*SUPPLIED ENTRIES:*
#####

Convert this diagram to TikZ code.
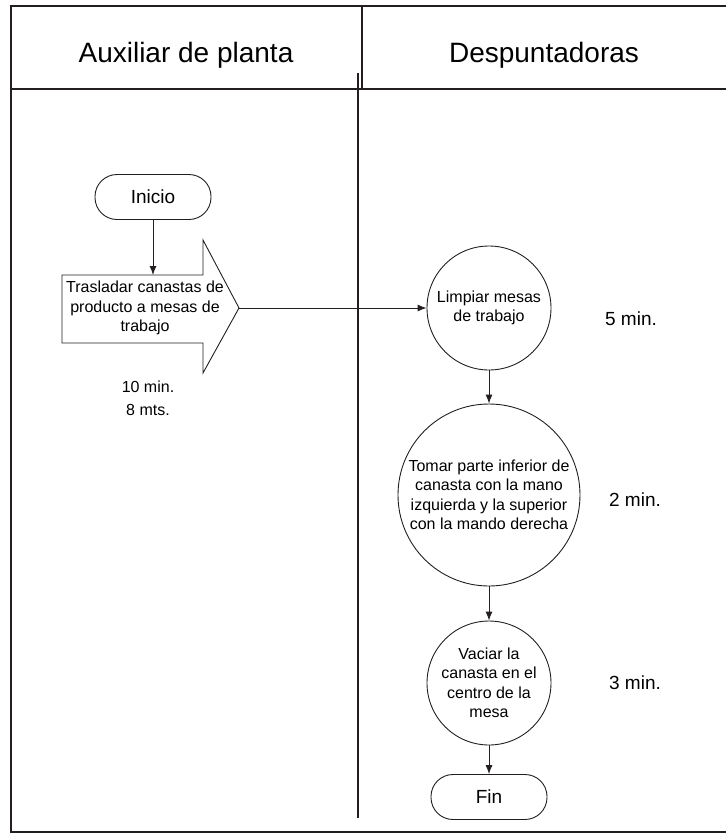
\documentclass[tikz,border=0pt]{standalone}
\usepackage{fontspec}
\setmainfont{Liberation Sans}
\usetikzlibrary{arrows.meta,positioning}
\definecolor{Trazo}{HTML}{231F20}

\begin{document}
\begin{tikzpicture}[x=1pt,y=-1pt,>={Latex[length=9pt,width=7pt]},
  terminal/.style={draw=Trazo,line width=0.9pt,rounded corners=22pt,minimum width=116pt,minimum height=45pt,font=\fontsize{19}{23}\selectfont},
  actividad/.style={draw=Trazo,line width=0.9pt,circle,inner sep=0pt,align=center,font=\fontsize{16}{19.5}\selectfont},
  tiempo/.style={align=center,font=\fontsize{19}{23}\selectfont},
  enlace/.style={draw=Trazo,line width=0.9pt,->},
  marco/.style={draw=Trazo,line width=2pt}]
  \useasboundingbox (0,0) rectangle (726,833);
  % marco y encabezados de carriles
  \draw[marco] (726,6) -- (11,6) -- (11,832) -- (726,832);
  \draw[marco] (11,89) -- (726,89);
  \draw[marco] (362,6) -- (362,89);
  \draw[marco] (358,73) -- (358,818);
  \node[font=\fontsize{28}{32}\selectfont] (aux) at (186,55) {Auxiliar de planta};
  \node[font=\fontsize{28}{32}\selectfont] (desp) at (544,55) {Despuntadoras};
  % auxiliar de planta
  \node[terminal] (inicio) at (153,197) {Inicio};
  \draw[draw=Trazo,line width=0.9pt] (62,275) -- (203,275) -- (203,240) -- (239,308)
    -- (203,373) -- (203,343) -- (62,343) -- cycle;
  \coordinate (cuerpo) at (153,275);
  \coordinate (punta) at (239,308);
  \node[align=center,font=\fontsize{16}{19.5}\selectfont] (traslado) at (145,308)
    {Trasladar canastas de\\producto a mesas de\\trabajo};
  \node[align=center,font=\fontsize{16}{23}\selectfont] (t0) at (148,398) {10 min.\\8 mts.};
  % despuntadoras
  \node[actividad,minimum size=124pt] (limpiar) at (489,308) {Limpiar mesas\\de trabajo};
  \node[actividad,minimum size=182pt] (tomar) at (489,495)
    {Tomar parte inferior de\\canasta con la mano\\izquierda y la superior\\con la mando derecha};
  \node[actividad,minimum size=124pt] (vaciar) at (489,683)
    {Vaciar la\\canasta en el\\centro de la\\mesa};
  \node[terminal] (fin) at (489,797) {Fin};
  \node[tiempo] (t1) at (631,319) {5 min.};
  \node[tiempo] (t2) at (635,500) {2 min.};
  \node[tiempo] (t3) at (635,683) {3 min.};
  % conectores
  \draw[enlace] (inicio) -- (cuerpo);
  \draw[enlace] (punta) -- (limpiar);
  \draw[enlace] (limpiar) -- (tomar);
  \draw[enlace] (tomar) -- (vaciar);
  \draw[enlace] (vaciar) -- (fin);
\end{tikzpicture}
\end{document}
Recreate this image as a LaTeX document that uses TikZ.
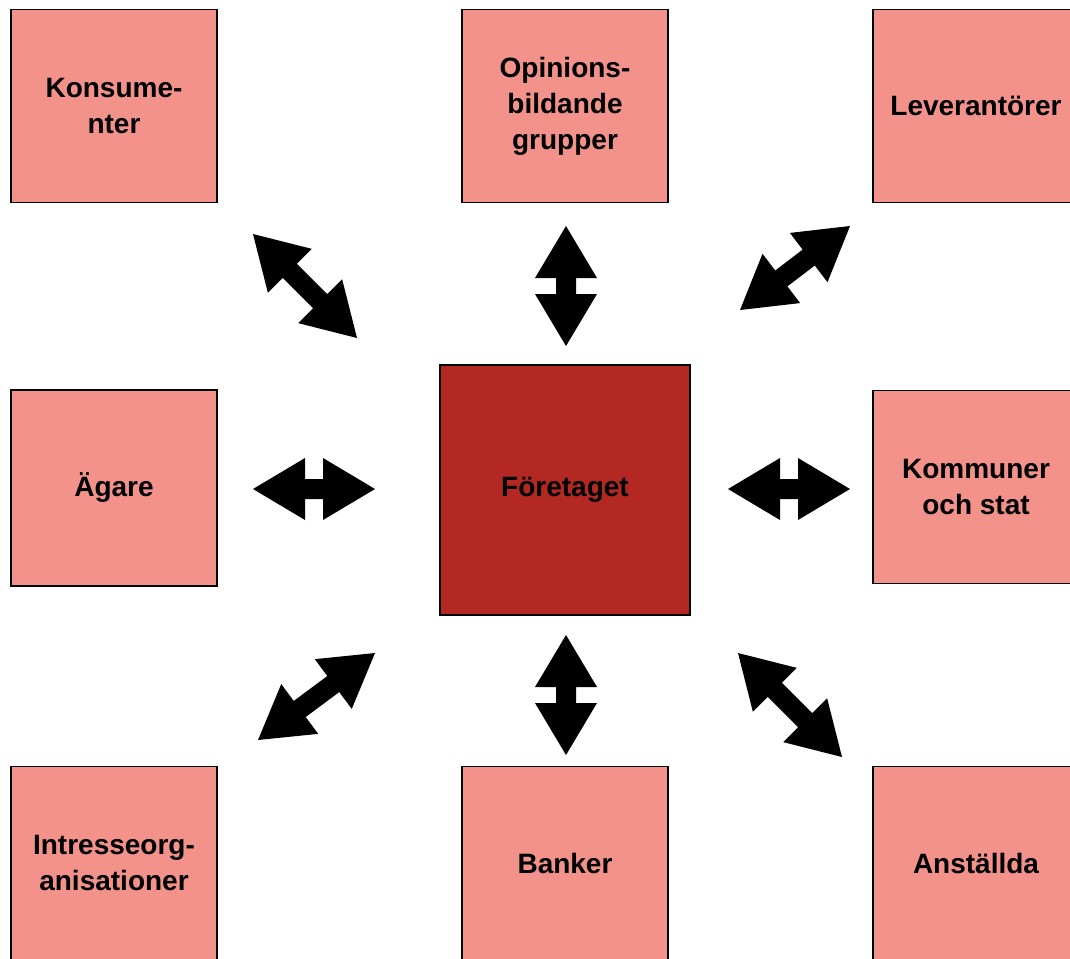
\documentclass[tikz,border=0pt]{standalone}
\usepackage{fontspec}
\setmainfont{Liberation Sans}
\usetikzlibrary{calc,positioning}
\definecolor{StakePink}{HTML}{F3928A}
\definecolor{StakeRed}{HTML}{B42824}

\newcommand{\twoway}[2]{%
  \fill[black] (#1)
    -- ($(#1)!52pt!(#2)!31pt!90:(#2)$)
    -- ($(#1)!52pt!(#2)!10pt!90:(#2)$)
    -- ($(#2)!52pt!(#1)!10pt!-90:(#1)$)
    -- ($(#2)!52pt!(#1)!31pt!-90:(#1)$)
    -- (#2)
    -- ($(#2)!52pt!(#1)!31pt!90:(#1)$)
    -- ($(#2)!52pt!(#1)!10pt!90:(#1)$)
    -- ($(#1)!52pt!(#2)!10pt!-90:(#2)$)
    -- ($(#1)!52pt!(#2)!31pt!-90:(#2)$)
    -- cycle;}

\begin{document}
\begin{tikzpicture}[x=1pt,y=-1pt,
  stake/.style={draw=black,line width=1.5pt,fill=StakePink,minimum width=206pt,minimum height=193pt,inner sep=0pt,align=center,font=\bfseries\fontsize{28}{36}\selectfont},
  firm/.style={stake,fill=StakeRed,minimum width=250pt,minimum height=250pt}]
  \useasboundingbox (0,0) rectangle (1070,958);
  \clip (0,0) rectangle (1070,958);

  \node[firm] (foretaget) at (565,490) {Företaget};

  \node[stake] (konsumenter) at (114,106) {Konsume-\\nter};
  \node[stake] (opinion) at (565,106) {Opinions-\\bildande\\grupper};
  \node[stake] (leverantorer) at (976,106) {Leverantörer};
  \node[stake,minimum height=196pt] (agare) at (114,488) {Ägare};
  \node[stake] (kommuner) at (976,487) {Kommuner\\och stat};
  \node[stake] (intresse) at (114,863) {Intresseorg-\\anisationer};
  \node[stake] (banker) at (565,863) {Banker};
  \node[stake] (anstallda) at (976,863) {Anställda};

  % ends of the block arrows
  \coordinate (kons-a) at (253,234);  \coordinate (kons-b) at (357,338);
  \coordinate (opin-a) at (566,226);  \coordinate (opin-b) at (566,346);
  \coordinate (leve-a) at (850,226);  \coordinate (leve-b) at (740,310);
  \coordinate (agar-a) at (253,489);  \coordinate (agar-b) at (375,489);
  \coordinate (komm-a) at (728,489);  \coordinate (komm-b) at (850,489);
  \coordinate (intr-a) at (375,653);  \coordinate (intr-b) at (258,740);
  \coordinate (bank-a) at (566,635);  \coordinate (bank-b) at (566,755);
  \coordinate (anst-a) at (738,653);  \coordinate (anst-b) at (842,757);

  \twoway{kons-a}{kons-b}
  \twoway{opin-a}{opin-b}
  \twoway{leve-a}{leve-b}
  \twoway{agar-a}{agar-b}
  \twoway{komm-a}{komm-b}
  \twoway{intr-a}{intr-b}
  \twoway{bank-a}{bank-b}
  \twoway{anst-a}{anst-b}
\end{tikzpicture}
\end{document}
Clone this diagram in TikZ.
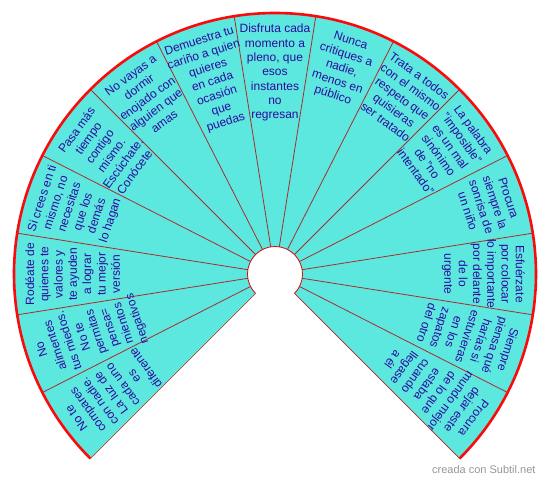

#####

*TASK GOAL:* Copy out all the data exactly; skip the pictures.

*OUTPUT OF THE TASK:*
Convert this diagram to TikZ code.
\documentclass[tikz,border=0pt]{standalone}
\usepackage{fontspec}
\setmainfont{Liberation Sans}
\usetikzlibrary{arrows.meta,positioning}
\definecolor{Trazo}{HTML}{231F20}

\begin{document}
\begin{tikzpicture}[x=1pt,y=-1pt,>={Latex[length=9pt,width=7pt]},
  terminal/.style={draw=Trazo,line width=0.9pt,rounded corners=22pt,minimum width=116pt,minimum height=45pt,font=\fontsize{19}{23}\selectfont},
  actividad/.style={draw=Trazo,line width=0.9pt,circle,inner sep=0pt,align=center,font=\fontsize{16}{19.5}\selectfont},
  tiempo/.style={align=center,font=\fontsize{19}{23}\selectfont},
  enlace/.style={draw=Trazo,line width=0.9pt,->},
  marco/.style={draw=Trazo,line width=2pt}]
  \useasboundingbox (0,0) rectangle (726,833);
  % marco y encabezados de carriles
  \draw[marco] (726,6) -- (11,6) -- (11,832) -- (726,832);
  \draw[marco] (11,89) -- (726,89);
  \draw[marco] (362,6) -- (362,89);
  \draw[marco] (358,73) -- (358,818);
  \node[font=\fontsize{28}{32}\selectfont] (aux) at (186,55) {Auxiliar de planta};
  \node[font=\fontsize{28}{32}\selectfont] (desp) at (544,55) {Despuntadoras};
  % auxiliar de planta
  \node[terminal] (inicio) at (153,197) {Inicio};
  \draw[draw=Trazo,line width=0.9pt] (62,275) -- (203,275) -- (203,240) -- (239,308)
    -- (203,373) -- (203,343) -- (62,343) -- cycle;
  \coordinate (cuerpo) at (153,275);
  \coordinate (punta) at (239,308);
  \node[align=center,font=\fontsize{16}{19.5}\selectfont] (traslado) at (145,308)
    {Trasladar canastas de\\producto a mesas de\\trabajo};
  \node[align=center,font=\fontsize{16}{23}\selectfont] (t0) at (148,398) {10 min.\\8 mts.};
  % despuntadoras
  \node[actividad,minimum size=124pt] (limpiar) at (489,308) {Limpiar mesas\\de trabajo};
  \node[actividad,minimum size=182pt] (tomar) at (489,495)
    {Tomar parte inferior de\\canasta con la mano\\izquierda y la superior\\con la mando derecha};
  \node[actividad,minimum size=124pt] (vaciar) at (489,683)
    {Vaciar la\\canasta en el\\centro de la\\mesa};
  \node[terminal] (fin) at (489,797) {Fin};
  \node[tiempo] (t1) at (631,319) {5 min.};
  \node[tiempo] (t2) at (635,500) {2 min.};
  \node[tiempo] (t3) at (635,683) {3 min.};
  % conectores
  \draw[enlace] (inicio) -- (cuerpo);
  \draw[enlace] (punta) -- (limpiar);
  \draw[enlace] (limpiar) -- (tomar);
  \draw[enlace] (tomar) -- (vaciar);
  \draw[enlace] (vaciar) -- (fin);
\end{tikzpicture}
\end{document}
Recreate this image as a LaTeX document that uses TikZ.
\documentclass[tikz,border=0pt]{standalone}
\usepackage{fontspec}
\setmainfont{Liberation Sans}
\usetikzlibrary{calc,positioning}
\definecolor{StakePink}{HTML}{F3928A}
\definecolor{StakeRed}{HTML}{B42824}

\newcommand{\twoway}[2]{%
  \fill[black] (#1)
    -- ($(#1)!52pt!(#2)!31pt!90:(#2)$)
    -- ($(#1)!52pt!(#2)!10pt!90:(#2)$)
    -- ($(#2)!52pt!(#1)!10pt!-90:(#1)$)
    -- ($(#2)!52pt!(#1)!31pt!-90:(#1)$)
    -- (#2)
    -- ($(#2)!52pt!(#1)!31pt!90:(#1)$)
    -- ($(#2)!52pt!(#1)!10pt!90:(#1)$)
    -- ($(#1)!52pt!(#2)!10pt!-90:(#2)$)
    -- ($(#1)!52pt!(#2)!31pt!-90:(#2)$)
    -- cycle;}

\begin{document}
\begin{tikzpicture}[x=1pt,y=-1pt,
  stake/.style={draw=black,line width=1.5pt,fill=StakePink,minimum width=206pt,minimum height=193pt,inner sep=0pt,align=center,font=\bfseries\fontsize{28}{36}\selectfont},
  firm/.style={stake,fill=StakeRed,minimum width=250pt,minimum height=250pt}]
  \useasboundingbox (0,0) rectangle (1070,958);
  \clip (0,0) rectangle (1070,958);

  \node[firm] (foretaget) at (565,490) {Företaget};

  \node[stake] (konsumenter) at (114,106) {Konsume-\\nter};
  \node[stake] (opinion) at (565,106) {Opinions-\\bildande\\grupper};
  \node[stake] (leverantorer) at (976,106) {Leverantörer};
  \node[stake,minimum height=196pt] (agare) at (114,488) {Ägare};
  \node[stake] (kommuner) at (976,487) {Kommuner\\och stat};
  \node[stake] (intresse) at (114,863) {Intresseorg-\\anisationer};
  \node[stake] (banker) at (565,863) {Banker};
  \node[stake] (anstallda) at (976,863) {Anställda};

  % ends of the block arrows
  \coordinate (kons-a) at (253,234);  \coordinate (kons-b) at (357,338);
  \coordinate (opin-a) at (566,226);  \coordinate (opin-b) at (566,346);
  \coordinate (leve-a) at (850,226);  \coordinate (leve-b) at (740,310);
  \coordinate (agar-a) at (253,489);  \coordinate (agar-b) at (375,489);
  \coordinate (komm-a) at (728,489);  \coordinate (komm-b) at (850,489);
  \coordinate (intr-a) at (375,653);  \coordinate (intr-b) at (258,740);
  \coordinate (bank-a) at (566,635);  \coordinate (bank-b) at (566,755);
  \coordinate (anst-a) at (738,653);  \coordinate (anst-b) at (842,757);

  \twoway{kons-a}{kons-b}
  \twoway{opin-a}{opin-b}
  \twoway{leve-a}{leve-b}
  \twoway{agar-a}{agar-b}
  \twoway{komm-a}{komm-b}
  \twoway{intr-a}{intr-b}
  \twoway{bank-a}{bank-b}
  \twoway{anst-a}{anst-b}
\end{tikzpicture}
\end{document}
Clone this diagram in TikZ.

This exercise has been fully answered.